As this Patrick Kane legal matter in Western New York drags on and on, it reminds me in its absurd melodrama and speculative lunacy of two things: The Duke lacrosse witch hunt of 2006 and the O.J. Simpson murder trial, which ended almost exactly 20 years ago.
This is not to say the police investigation of the Blackhawks star has anything to do with overt lies or capital offenses or social protest or larger issues beyond an ugly he-said/she-said, what-happened mess.
But already we have apparently leaked police information and accusations of evidence tampering and extreme victim-bashing. And — really special! — we have a Bozo family attorney who resigned Thursday night because he was duped or he’s a con man or maybe because wearing those big floppy shoes wore him out.
Nor does this include the celebrity-mania frenzy or the rush-to-judgment opinions everywhere in the media that plagued those other two incidents.

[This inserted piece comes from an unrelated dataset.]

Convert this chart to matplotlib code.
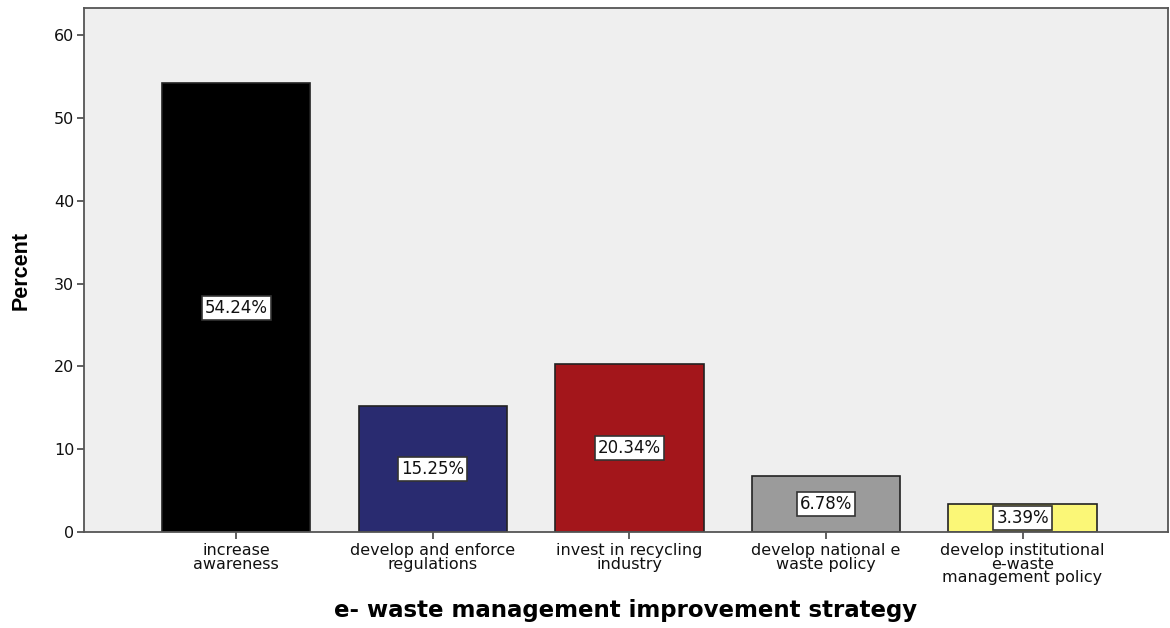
import numpy as np
import matplotlib.pyplot as plt

# data
categories = ["increase\nawareness", "develop and enforce\nregulations",
              "invest in recycling\nindustry", "develop national e\nwaste policy",
              "develop institutional\ne-waste\nmanagement policy"]
percent = [54.24, 15.25, 20.34, 6.78, 3.39]
colors = ["#000000", "#292b70", "#a3161b", "#9b9b9b", "#fbf777"]

fig = plt.figure(figsize=(11.7, 6.28), dpi=100)
ax = fig.add_axes([0.0718, 0.153, 0.9265, 0.834])
ax.set_facecolor("#efefef")

x = np.arange(len(percent))
ax.bar(x, percent, width=0.755, color=colors, edgecolor="#222222", linewidth=1.2)

for xi, v in zip(x, percent):
    ax.text(xi, v / 2, f"{v:.2f}%", ha="center", va="center", fontsize=12,
            family="DejaVu Sans", color="#111111",
            bbox=dict(boxstyle="square,pad=0.18", fc="white", ec="#333333", lw=1.2))

ax.set_xlim(-0.774, 4.74)
ax.set_ylim(0, 63.3)
ax.set_yticks([0, 10, 20, 30, 40, 50, 60])
ax.set_xticks(x)
ax.set_xticklabels(categories, family="DejaVu Sans", fontsize=11.5, linespacing=0.88,
                   color="#111111")
for lab in ax.get_yticklabels():
    lab.set_family("DejaVu Sans")
    lab.set_fontsize(11.5)
    lab.set_color("#111111")
ax.tick_params(axis="both", direction="out", length=5, width=1.2, color="#444444")
ax.tick_params(axis="y", pad=2)
ax.tick_params(axis="x", pad=3)
for s in ax.spines.values():
    s.set_color("#555555")
    s.set_linewidth(1.3)

ax.set_ylabel("Percent", family="Liberation Sans", fontweight="bold", fontsize=15.5)
ax.yaxis.set_label_coords(-0.048, 0.5)
ax.set_xlabel("e- waste management improvement strategy", family="DejaVu Sans",
              fontweight="bold", fontsize=16.5, labelpad=10)

fig.savefig("out.png", dpi=100)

We know almost nothing for a fact in this Kane thing.
I’m not even sure the idiot who held a news conference Wednesday, claiming the official police “rape kit’’ bag was stuffed between the storm door and front door of the alleged victim’s mom’s house, is who he says he is, attorney Thomas J. Eoannou. What if he’s really Johnny Knoxville in disguise? That would be more believable.
Now, the real district attorney in this case (I think) is holding his own news conference Friday at
10 a.m. to maybe help clear up some of the rampant b.s. that shelters this non-case. His name is Frank Sedita — we’ve been told — and God bless him if he can bring this thing to a head.
Indeed, either bring charges against Kane, Mr. DA, or call this “situation’’ off.
In the Duke case, many innocent people were grievously harmed, college employees cried out false charges, the DA went to jail and was disbarred and the accuser eventually stabbed her husband to death.
In the Simpson trial, all sanity disappeared as the court case became not a matter of justice but a nightmarish seminar on race relations and police brutality in this country. I was there at the courthouse in Los Angeles when the verdict came down, and I saw the disbelieving and/or triumphant faces of the people in attendance.
Let’s hope this Kane thing ends soon, one way or the other.
Side shows should only be in carnivals.